• _SHORT PROBLEM_:
Leave out the pictures and retype only the lines from the opening line to the line that holds "ReferenceLine, XAxis, YAxis", both ends included.

[Figure scripts]

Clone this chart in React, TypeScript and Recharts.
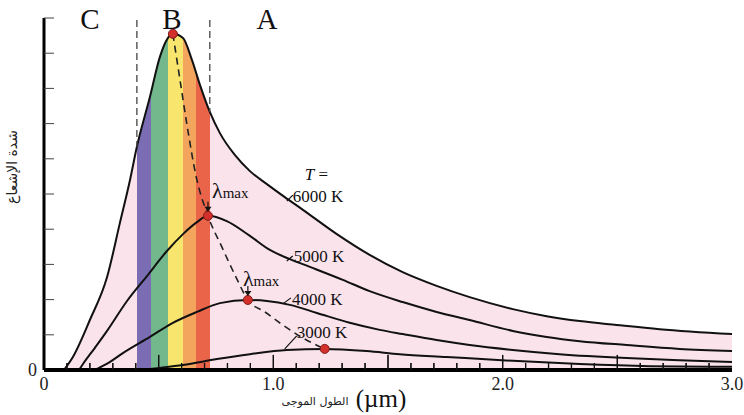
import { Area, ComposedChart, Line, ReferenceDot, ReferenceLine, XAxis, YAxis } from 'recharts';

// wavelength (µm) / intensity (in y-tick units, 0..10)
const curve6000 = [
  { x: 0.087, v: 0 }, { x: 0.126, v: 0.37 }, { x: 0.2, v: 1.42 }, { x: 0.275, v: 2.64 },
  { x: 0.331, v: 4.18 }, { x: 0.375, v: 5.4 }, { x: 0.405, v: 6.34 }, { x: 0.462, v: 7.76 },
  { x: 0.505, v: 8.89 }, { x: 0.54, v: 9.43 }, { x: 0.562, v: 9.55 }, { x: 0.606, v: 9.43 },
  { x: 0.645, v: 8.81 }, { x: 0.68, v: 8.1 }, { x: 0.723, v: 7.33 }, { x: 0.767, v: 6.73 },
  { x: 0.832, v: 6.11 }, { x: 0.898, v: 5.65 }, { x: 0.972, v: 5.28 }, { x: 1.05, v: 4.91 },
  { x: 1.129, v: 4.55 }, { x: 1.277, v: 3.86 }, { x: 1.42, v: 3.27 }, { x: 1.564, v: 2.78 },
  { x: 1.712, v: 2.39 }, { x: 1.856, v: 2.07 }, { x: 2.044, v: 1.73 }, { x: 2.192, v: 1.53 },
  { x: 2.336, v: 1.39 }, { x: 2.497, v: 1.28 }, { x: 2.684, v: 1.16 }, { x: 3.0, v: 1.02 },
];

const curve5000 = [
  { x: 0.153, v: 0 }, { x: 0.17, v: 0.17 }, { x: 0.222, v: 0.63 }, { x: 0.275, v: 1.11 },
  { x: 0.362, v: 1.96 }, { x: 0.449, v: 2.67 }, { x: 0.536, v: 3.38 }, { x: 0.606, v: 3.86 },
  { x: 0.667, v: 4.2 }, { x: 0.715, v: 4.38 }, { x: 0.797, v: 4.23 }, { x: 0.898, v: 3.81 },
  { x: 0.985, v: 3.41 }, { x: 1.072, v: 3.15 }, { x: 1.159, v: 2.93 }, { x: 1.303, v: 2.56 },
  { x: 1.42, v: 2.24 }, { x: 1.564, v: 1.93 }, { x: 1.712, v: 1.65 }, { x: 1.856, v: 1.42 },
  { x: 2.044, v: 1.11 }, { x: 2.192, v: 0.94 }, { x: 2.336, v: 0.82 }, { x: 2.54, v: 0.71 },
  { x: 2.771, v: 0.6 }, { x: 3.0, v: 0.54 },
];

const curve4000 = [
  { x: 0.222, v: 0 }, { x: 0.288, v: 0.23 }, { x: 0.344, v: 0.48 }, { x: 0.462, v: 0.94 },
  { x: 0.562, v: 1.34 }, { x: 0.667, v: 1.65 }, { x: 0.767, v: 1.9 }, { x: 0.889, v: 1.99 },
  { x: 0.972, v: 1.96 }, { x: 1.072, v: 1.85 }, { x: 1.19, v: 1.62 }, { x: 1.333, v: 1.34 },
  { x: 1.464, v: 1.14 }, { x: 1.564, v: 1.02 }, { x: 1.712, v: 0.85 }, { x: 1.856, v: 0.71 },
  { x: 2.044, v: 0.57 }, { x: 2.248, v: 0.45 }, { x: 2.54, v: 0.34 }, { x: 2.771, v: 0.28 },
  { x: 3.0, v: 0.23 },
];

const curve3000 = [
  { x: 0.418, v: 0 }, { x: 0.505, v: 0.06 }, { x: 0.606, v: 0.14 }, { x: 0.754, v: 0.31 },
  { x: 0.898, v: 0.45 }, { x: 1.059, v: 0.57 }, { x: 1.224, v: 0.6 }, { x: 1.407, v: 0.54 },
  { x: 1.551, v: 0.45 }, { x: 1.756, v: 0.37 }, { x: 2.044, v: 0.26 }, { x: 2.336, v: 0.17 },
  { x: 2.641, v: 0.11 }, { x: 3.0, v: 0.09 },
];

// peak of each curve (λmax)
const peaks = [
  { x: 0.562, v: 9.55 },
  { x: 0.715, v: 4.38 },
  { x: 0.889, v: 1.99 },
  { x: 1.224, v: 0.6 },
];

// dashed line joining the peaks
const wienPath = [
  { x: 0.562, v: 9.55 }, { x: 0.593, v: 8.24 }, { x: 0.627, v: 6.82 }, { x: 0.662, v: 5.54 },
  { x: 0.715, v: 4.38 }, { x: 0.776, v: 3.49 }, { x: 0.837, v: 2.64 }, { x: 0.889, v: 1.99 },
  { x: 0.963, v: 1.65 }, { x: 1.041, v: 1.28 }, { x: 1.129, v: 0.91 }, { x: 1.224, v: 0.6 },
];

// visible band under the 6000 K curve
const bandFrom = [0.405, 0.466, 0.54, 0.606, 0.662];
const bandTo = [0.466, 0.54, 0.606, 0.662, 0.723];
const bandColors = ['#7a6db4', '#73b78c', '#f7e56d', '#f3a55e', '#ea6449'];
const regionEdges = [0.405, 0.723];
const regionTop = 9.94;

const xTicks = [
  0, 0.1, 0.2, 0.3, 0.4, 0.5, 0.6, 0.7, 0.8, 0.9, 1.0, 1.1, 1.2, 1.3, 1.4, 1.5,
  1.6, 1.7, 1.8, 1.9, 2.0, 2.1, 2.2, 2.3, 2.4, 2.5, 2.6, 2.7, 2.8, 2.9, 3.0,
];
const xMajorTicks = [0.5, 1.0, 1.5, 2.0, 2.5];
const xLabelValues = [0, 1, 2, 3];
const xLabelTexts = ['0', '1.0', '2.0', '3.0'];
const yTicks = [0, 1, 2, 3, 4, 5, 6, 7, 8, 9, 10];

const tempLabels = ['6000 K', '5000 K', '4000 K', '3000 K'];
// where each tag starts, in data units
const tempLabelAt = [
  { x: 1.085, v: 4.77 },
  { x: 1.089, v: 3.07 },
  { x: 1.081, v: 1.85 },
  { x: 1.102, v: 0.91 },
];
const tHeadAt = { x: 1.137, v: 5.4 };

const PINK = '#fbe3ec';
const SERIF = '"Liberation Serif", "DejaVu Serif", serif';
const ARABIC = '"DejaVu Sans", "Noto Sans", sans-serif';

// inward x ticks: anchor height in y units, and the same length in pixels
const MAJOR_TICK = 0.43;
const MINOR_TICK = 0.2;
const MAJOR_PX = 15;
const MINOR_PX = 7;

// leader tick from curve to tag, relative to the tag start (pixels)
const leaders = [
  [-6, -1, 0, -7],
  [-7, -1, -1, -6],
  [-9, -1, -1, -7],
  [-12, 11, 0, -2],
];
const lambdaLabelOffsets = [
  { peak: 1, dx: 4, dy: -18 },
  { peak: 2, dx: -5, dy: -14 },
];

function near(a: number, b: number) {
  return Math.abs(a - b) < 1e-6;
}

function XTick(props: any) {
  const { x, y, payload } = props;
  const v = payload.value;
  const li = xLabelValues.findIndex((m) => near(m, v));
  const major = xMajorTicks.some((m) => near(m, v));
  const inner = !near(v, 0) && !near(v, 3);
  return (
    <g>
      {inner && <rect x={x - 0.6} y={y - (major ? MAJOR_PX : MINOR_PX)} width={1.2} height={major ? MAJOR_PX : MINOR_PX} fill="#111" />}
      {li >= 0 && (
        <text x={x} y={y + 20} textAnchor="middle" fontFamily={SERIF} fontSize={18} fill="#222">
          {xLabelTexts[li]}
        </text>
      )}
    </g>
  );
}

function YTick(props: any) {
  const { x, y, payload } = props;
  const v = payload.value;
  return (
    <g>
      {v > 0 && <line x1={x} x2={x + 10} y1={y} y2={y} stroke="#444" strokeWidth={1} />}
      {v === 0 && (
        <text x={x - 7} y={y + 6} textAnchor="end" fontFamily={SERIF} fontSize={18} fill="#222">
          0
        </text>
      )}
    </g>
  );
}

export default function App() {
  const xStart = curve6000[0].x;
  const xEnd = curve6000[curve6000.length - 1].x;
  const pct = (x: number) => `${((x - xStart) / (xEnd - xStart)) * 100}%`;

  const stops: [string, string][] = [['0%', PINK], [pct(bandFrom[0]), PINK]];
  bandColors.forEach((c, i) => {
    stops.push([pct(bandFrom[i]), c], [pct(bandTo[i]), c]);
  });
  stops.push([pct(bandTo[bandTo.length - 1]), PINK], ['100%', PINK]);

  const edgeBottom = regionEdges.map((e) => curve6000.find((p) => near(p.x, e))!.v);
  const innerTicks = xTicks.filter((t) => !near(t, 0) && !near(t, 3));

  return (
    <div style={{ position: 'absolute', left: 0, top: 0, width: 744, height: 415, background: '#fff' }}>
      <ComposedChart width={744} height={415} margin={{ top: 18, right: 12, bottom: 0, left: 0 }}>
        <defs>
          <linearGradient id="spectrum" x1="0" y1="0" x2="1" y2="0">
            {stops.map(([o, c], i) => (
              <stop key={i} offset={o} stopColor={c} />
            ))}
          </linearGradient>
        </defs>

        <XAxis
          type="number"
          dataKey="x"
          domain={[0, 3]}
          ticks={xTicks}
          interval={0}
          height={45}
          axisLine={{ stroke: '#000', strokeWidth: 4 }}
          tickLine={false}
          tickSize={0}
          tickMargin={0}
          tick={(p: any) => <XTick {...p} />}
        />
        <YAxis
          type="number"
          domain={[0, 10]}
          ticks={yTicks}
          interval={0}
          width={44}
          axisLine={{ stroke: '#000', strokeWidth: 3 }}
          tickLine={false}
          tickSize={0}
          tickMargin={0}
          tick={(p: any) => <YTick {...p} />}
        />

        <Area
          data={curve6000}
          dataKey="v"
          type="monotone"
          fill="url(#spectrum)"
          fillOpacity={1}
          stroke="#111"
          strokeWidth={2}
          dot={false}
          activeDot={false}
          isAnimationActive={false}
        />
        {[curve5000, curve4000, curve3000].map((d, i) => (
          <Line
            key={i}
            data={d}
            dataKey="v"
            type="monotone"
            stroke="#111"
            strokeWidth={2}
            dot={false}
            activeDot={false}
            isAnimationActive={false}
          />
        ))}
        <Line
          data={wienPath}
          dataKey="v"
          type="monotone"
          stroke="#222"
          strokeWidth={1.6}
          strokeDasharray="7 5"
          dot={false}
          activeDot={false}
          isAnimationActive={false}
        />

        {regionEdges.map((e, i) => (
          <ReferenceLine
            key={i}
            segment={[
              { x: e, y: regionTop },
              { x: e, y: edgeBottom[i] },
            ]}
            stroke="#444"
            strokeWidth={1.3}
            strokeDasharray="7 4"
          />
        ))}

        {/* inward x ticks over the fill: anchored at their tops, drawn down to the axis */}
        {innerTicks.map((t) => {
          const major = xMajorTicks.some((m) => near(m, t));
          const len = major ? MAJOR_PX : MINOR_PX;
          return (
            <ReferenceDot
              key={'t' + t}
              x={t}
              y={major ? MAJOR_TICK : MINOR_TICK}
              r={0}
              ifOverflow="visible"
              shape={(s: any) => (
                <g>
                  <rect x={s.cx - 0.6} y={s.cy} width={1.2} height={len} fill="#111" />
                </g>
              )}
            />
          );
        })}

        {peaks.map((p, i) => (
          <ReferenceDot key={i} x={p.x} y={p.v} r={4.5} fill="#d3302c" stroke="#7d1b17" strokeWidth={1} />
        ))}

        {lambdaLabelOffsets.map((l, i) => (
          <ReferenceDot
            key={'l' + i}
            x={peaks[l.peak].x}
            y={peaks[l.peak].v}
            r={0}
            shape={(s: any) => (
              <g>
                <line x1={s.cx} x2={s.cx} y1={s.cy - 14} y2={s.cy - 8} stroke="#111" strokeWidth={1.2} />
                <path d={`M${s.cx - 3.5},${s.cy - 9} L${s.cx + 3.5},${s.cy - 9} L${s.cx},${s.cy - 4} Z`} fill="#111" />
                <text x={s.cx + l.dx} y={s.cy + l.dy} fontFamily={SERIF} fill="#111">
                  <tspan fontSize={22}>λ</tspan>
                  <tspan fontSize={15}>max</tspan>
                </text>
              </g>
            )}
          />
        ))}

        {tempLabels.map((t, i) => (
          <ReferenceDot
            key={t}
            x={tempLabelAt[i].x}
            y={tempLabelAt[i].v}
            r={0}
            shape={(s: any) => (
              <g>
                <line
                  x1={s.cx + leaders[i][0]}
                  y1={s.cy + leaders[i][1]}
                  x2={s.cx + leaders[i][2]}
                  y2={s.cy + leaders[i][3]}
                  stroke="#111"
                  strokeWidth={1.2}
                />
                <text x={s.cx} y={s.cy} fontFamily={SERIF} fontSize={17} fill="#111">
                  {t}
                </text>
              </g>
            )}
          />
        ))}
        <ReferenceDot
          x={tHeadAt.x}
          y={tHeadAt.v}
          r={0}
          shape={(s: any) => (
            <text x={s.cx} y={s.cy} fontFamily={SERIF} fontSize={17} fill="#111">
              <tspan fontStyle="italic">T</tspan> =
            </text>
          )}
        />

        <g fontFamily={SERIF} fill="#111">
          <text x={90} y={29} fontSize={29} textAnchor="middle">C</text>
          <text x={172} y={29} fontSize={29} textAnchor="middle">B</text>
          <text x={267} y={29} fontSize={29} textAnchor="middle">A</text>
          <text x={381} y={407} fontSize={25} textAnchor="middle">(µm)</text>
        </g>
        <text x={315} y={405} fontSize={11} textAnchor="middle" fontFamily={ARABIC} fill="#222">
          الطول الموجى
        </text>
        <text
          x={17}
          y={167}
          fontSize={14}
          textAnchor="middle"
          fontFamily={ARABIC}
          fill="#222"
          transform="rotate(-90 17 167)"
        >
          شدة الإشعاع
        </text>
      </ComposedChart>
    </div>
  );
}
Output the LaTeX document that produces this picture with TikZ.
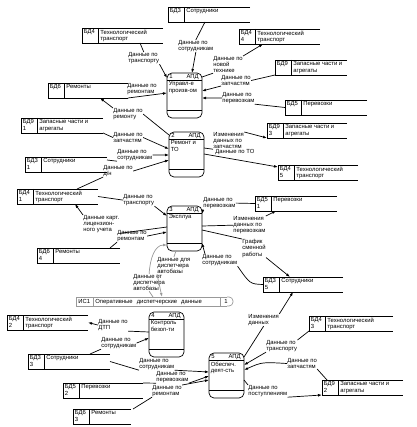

• _TASK ANSWER_:
Clone this chart in React, TypeScript and Recharts.
import { Area, ComposedChart, Line, ReferenceDot, ReferenceLine, XAxis, YAxis } from 'recharts';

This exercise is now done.